It is an understatement to say that airline stocks are lagging the indices. The best of them — Delta Air Lines (NYSE:DAL) — is up 16% in 12 months. That’s 4% less than the S&P 500. So among its peers DAL stock is a star, especially against the performances of United Airlines (NASDAQ:UAL) and American Airlines (NASDAQ:AAL) for the same period. United is down 10% and American is down 21%. Today I will examine the opportunities that Delta faces in the coming months. What’s the summary? It’s not time to panic and sell.

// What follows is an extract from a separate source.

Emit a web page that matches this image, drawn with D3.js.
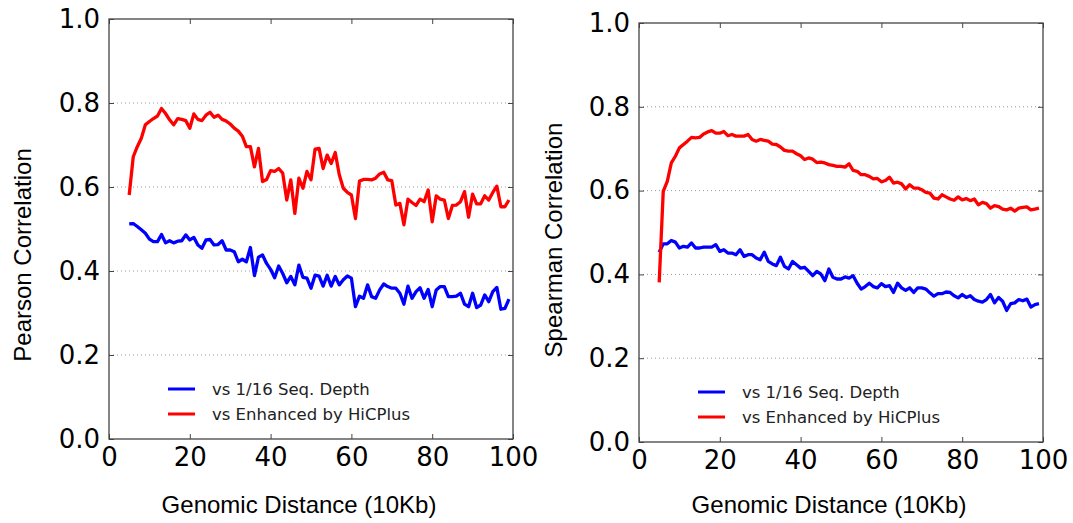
<!DOCTYPE html>
<html lang="en">
<head>
    <meta charset="UTF-8">
    <title>HiCPlus correlation vs genomic distance</title>
    <style>
        body { margin: 0; background: #fff; }
        .tick-label { font-family: "DejaVu Sans", sans-serif; font-size: 26px; fill: #000; }
        .axis-title { font-family: "Liberation Sans", Arial, sans-serif; font-size: 24px; fill: #000; }
        .legend-text { font-family: "DejaVu Sans", sans-serif; font-size: 16.5px; fill: #222; }
    </style>
</head>
<body>
    <div id="chart"></div>

    <script src="https://d3js.org/d3.v7.min.js"></script>
    <script>
        // genomic distance (10Kb bins)
        const distance = [5, 6, 7, 8, 9, 10, 11, 12, 13, 14, 15, 16, 17, 18, 19, 20, 21, 22, 23, 24,
            25, 26, 27, 28, 29, 30, 31, 32, 33, 34, 35, 36, 37, 38, 39, 40, 41, 42, 43, 44,
            45, 46, 47, 48, 49, 50, 51, 52, 53, 54, 55, 56, 57, 58, 59, 60, 61, 62, 63, 64,
            65, 66, 67, 68, 69, 70, 71, 72, 73, 74, 75, 76, 77, 78, 79, 80, 81, 82, 83, 84,
            85, 86, 87, 88, 89, 90, 91, 92, 93, 94, 95, 96, 97, 98, 99];

        const pearsonLow = [0.512, 0.513, 0.506, 0.498, 0.490, 0.476, 0.470, 0.470, 0.487, 0.467,
            0.472, 0.467, 0.471, 0.472, 0.486, 0.474, 0.480, 0.462, 0.454, 0.474,
            0.475, 0.462, 0.463, 0.472, 0.450, 0.450, 0.446, 0.422, 0.428, 0.422,
            0.456, 0.389, 0.433, 0.438, 0.418, 0.404, 0.384, 0.412, 0.394, 0.372,
            0.387, 0.367, 0.414, 0.385, 0.383, 0.359, 0.390, 0.388, 0.364, 0.390,
            0.364, 0.387, 0.367, 0.379, 0.388, 0.383, 0.315, 0.340, 0.335, 0.367,
            0.339, 0.335, 0.355, 0.369, 0.363, 0.359, 0.359, 0.347, 0.321, 0.364,
            0.335, 0.351, 0.360, 0.335, 0.356, 0.315, 0.355, 0.363, 0.363, 0.339,
            0.339, 0.340, 0.347, 0.321, 0.315, 0.347, 0.313, 0.319, 0.343, 0.327,
            0.351, 0.361, 0.309, 0.311, 0.333];

        const pearsonHiCPlus = [0.581, 0.672, 0.696, 0.716, 0.748, 0.756, 0.763, 0.769, 0.787, 0.775,
            0.760, 0.748, 0.763, 0.761, 0.758, 0.740, 0.774, 0.761, 0.758, 0.771,
            0.778, 0.766, 0.771, 0.761, 0.757, 0.750, 0.740, 0.733, 0.721, 0.696,
            0.696, 0.648, 0.692, 0.613, 0.618, 0.639, 0.637, 0.644, 0.633, 0.569,
            0.617, 0.537, 0.621, 0.597, 0.637, 0.617, 0.690, 0.692, 0.644, 0.676,
            0.656, 0.682, 0.629, 0.597, 0.587, 0.581, 0.525, 0.614, 0.618, 0.618,
            0.617, 0.621, 0.631, 0.635, 0.617, 0.615, 0.557, 0.561, 0.510, 0.571,
            0.563, 0.556, 0.571, 0.565, 0.593, 0.517, 0.579, 0.571, 0.569, 0.525,
            0.556, 0.557, 0.565, 0.589, 0.528, 0.583, 0.560, 0.560, 0.579, 0.569,
            0.587, 0.602, 0.553, 0.553, 0.569];

        const spearmanLow = [0.453, 0.473, 0.473, 0.481, 0.477, 0.463, 0.467, 0.465, 0.475, 0.463,
            0.463, 0.465, 0.465, 0.465, 0.471, 0.455, 0.459, 0.451, 0.451, 0.447,
            0.459, 0.443, 0.447, 0.447, 0.439, 0.435, 0.453, 0.431, 0.425, 0.421,
            0.441, 0.419, 0.413, 0.431, 0.423, 0.415, 0.417, 0.407, 0.397, 0.407,
            0.401, 0.385, 0.413, 0.393, 0.389, 0.389, 0.394, 0.391, 0.397, 0.379,
            0.365, 0.371, 0.379, 0.371, 0.368, 0.378, 0.371, 0.373, 0.357, 0.379,
            0.368, 0.362, 0.368, 0.357, 0.368, 0.368, 0.365, 0.356, 0.348, 0.354,
            0.354, 0.358, 0.357, 0.349, 0.344, 0.352, 0.345, 0.349, 0.340, 0.336,
            0.334, 0.340, 0.352, 0.332, 0.345, 0.336, 0.314, 0.330, 0.332, 0.340,
            0.337, 0.341, 0.322, 0.328, 0.330];

        const spearmanHiCPlus = [0.381, 0.598, 0.622, 0.666, 0.682, 0.702, 0.710, 0.718, 0.727, 0.726,
            0.727, 0.735, 0.740, 0.743, 0.737, 0.737, 0.741, 0.731, 0.734, 0.730,
            0.730, 0.730, 0.734, 0.722, 0.718, 0.722, 0.720, 0.718, 0.711, 0.710,
            0.704, 0.696, 0.694, 0.694, 0.688, 0.683, 0.674, 0.678, 0.675, 0.667,
            0.668, 0.666, 0.662, 0.660, 0.658, 0.658, 0.656, 0.664, 0.648, 0.646,
            0.638, 0.638, 0.634, 0.628, 0.629, 0.621, 0.624, 0.632, 0.618, 0.620,
            0.616, 0.604, 0.614, 0.606, 0.606, 0.602, 0.596, 0.594, 0.582, 0.580,
            0.590, 0.585, 0.580, 0.577, 0.585, 0.578, 0.581, 0.576, 0.580, 0.566,
            0.572, 0.569, 0.558, 0.564, 0.562, 0.556, 0.554, 0.558, 0.551, 0.558,
            0.560, 0.561, 0.554, 0.556, 0.558];

        const xTicks = [0, 20, 40, 60, 80, 100];
        const yTicks = [0.0, 0.2, 0.4, 0.6, 0.8, 1.0];
        const gridValues = [0.2, 0.4, 0.6, 0.8];
        const legendLabels = ["vs 1/16 Seq. Depth", "vs Enhanced by HiCPlus"];
        const seriesColors = ["#0000ff", "#ff0000"];

        const panels = [
            { left: 109, top: 19, width: 404, height: 420, yTitle: "Pearson Correlation",
              yTitleX: 31, yTitleY: 255, series: [pearsonLow, pearsonHiCPlus] },
            { left: 639, top: 23, width: 404, height: 419, yTitle: "Spearman Correlation",
              yTitleX: 562, yTitleY: 240, series: [spearmanLow, spearmanHiCPlus] }
        ];

        const svg = d3.select("#chart").append("svg")
            .attr("width", 1073)
            .attr("height", 523);

        panels.forEach(p => {
            const g = svg.append("g").attr("transform", `translate(${p.left},${p.top})`);

            const x = d3.scaleLinear().domain([0, 100]).range([0, p.width]);
            const y = d3.scaleLinear().domain([0, 1]).range([p.height, 0]);

            // dotted horizontal grid
            g.append("g")
                .selectAll("line")
                .data(gridValues)
                .enter()
                .append("line")
                .attr("x1", 0)
                .attr("x2", p.width)
                .attr("y1", d => y(d))
                .attr("y2", d => y(d))
                .attr("stroke", "#999")
                .attr("stroke-width", 1)
                .attr("stroke-dasharray", "1,3");

            // series lines
            const line = d3.line()
                .x((d, i) => x(distance[i]))
                .y(d => y(d));

            p.series.forEach((vals, i) => {
                g.append("path")
                    .datum(vals)
                    .attr("fill", "none")
                    .attr("stroke", seriesColors[i])
                    .attr("stroke-width", 3.3)
                    .attr("stroke-linejoin", "round")
                    .attr("d", line);
            });

            // axes with inward ticks on all four sides
            const bottom = g.append("g")
                .attr("transform", `translate(0,${p.height})`)
                .call(d3.axisBottom(x).tickValues(xTicks).tickSize(-5).tickPadding(8.5).tickFormat(d3.format("d")));
            const left = g.append("g")
                .call(d3.axisLeft(y).tickValues(yTicks).tickSize(-5).tickPadding(9).tickFormat(d3.format(".1f")));
            g.append("g")
                .call(d3.axisTop(x).tickValues(xTicks).tickSize(-5).tickFormat(""));
            g.append("g")
                .attr("transform", `translate(${p.width},0)`)
                .call(d3.axisRight(y).tickValues(yTicks).tickSize(-5).tickFormat(""));

            g.selectAll(".domain").remove();
            g.selectAll(".tick line").attr("stroke", "#444").attr("stroke-width", 1);
            [bottom, left].forEach(a => {
                a.attr("font-size", null).attr("font-family", null);
                a.selectAll("text").attr("class", "tick-label").attr("fill", null);
            });

            g.append("rect")
                .attr("width", p.width)
                .attr("height", p.height)
                .attr("fill", "none")
                .attr("stroke", "#444")
                .attr("stroke-width", 1.3);

            // legend, no frame
            const leg = g.append("g")
                .attr("transform", `translate(59,${p.height - 50})`);
            legendLabels.forEach((lbl, i) => {
                leg.append("line")
                    .attr("x1", 0).attr("x2", 27)
                    .attr("y1", i * 25).attr("y2", i * 25)
                    .attr("stroke", seriesColors[i])
                    .attr("stroke-width", 3);
                leg.append("text")
                    .attr("class", "legend-text")
                    .attr("x", 44)
                    .attr("y", i * 25 + 6)
                    .text(lbl);
            });

            // axis titles
            svg.append("text")
                .attr("class", "axis-title")
                .attr("x", p.left + p.width / 2 - 12)
                .attr("y", 513)
                .attr("text-anchor", "middle")
                .text("Genomic Distance (10Kb)");

            svg.append("text")
                .attr("class", "axis-title")
                .attr("transform", `translate(${p.yTitleX},${p.yTitleY}) rotate(-90)`)
                .attr("text-anchor", "middle")
                .text(p.yTitle);
        });
    </script>
</body>
</html>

The broad sentiment among owners of the stock is low. The travel and entertainment industries are suffering greatly thanks to the coronavirus headlines. The fear is global, so the impact on the mega airlines is also widespread. It is too early to determine the final effect on their bottom lines, but Wall Street doesn’t wait for the report cards. Investors sold DAL stock down 10% in just a few days last week.
Luckily, the drop came after an earnings pop, so the net effect was much ado about nothing if we consider a few weeks of trading. The stock has been see-sawing inside a wide range and more volatile than it should be. Delta sells at a 8 trailing price-to-earnings ratio and 0.8 times sales. Owning it at these levels is not likely to be a financial debacle in the long run. That means that there is little fat to trim so it should trade in a tighter pattern. Nevertheless, price is truth.
The headlines add to the confusion but virus or not, DAL stock was facing resistance above $63 per share anyway. It marked a sharp failure point last July, and rarely does a stock price blast through prior ledges on the first try without reason. Those who specialize in charts would even argue that the news doesn’t matter at all. The truth lies somewhere in the middle.
There Is Value in Delta Air Lines Stock
I see the fundamental arguments behind owning the stock. And clearly there is value to Delta, but using the charts to spot favorable entry points would be a smart overlay to anyone who prefers seeing green rather than red in their portfolio. I doubt anyone’s goal is to see a stock drop right after they make an entry. And to that point, DAL stock at $62 per share was not at an obvious entry point.
Those who were patient then can now enter with a 10% edge to those who chased. Over the long term it may not seem that important, but there is also the matter of stop losses. Many who entered at $62 may have already been stopped out of their positions. It is not always the case that they invest for the long term.
This is not the same as saying that DAL has bottomed. In fact, if it falls below $54.50, it could target the October lows. Although this is not my primary assumption, it is a viable scenario that exists here. If DAL bases and then rallies to the $59 area, it would offer a chance to fix broken trades from last week. Short term, sellers now have the reins.
How to Trade DAL
An alternative to buying Delta shares is to use the options markets. There, investors can sell puts below support to get long DAL with a buffer from the current price. For example, instead of risking $56 per share with no room for error, I can sell the April $50 put and collect over $1 for the risk. Then I won’t even need a rally to win, because only if the price falls below $49 will I start accruing losses from ownership.
They don’t ring bells at highs or lows so the charts are important tools that help investors avoid obvious pitfalls. DAL stock has no clear potholes after this dip, so if I am still long the stock after last week’s debacle, I shouldn’t panic my way out of it. Furthermore, this would also make a decent entry point given the current macroeconomic conditions. There is the risk of headline drag from the virus.
I hate to even mention it, but if the news becomes deadly outside of China like in the U.S. or Europe, then Delta could potentially head lower.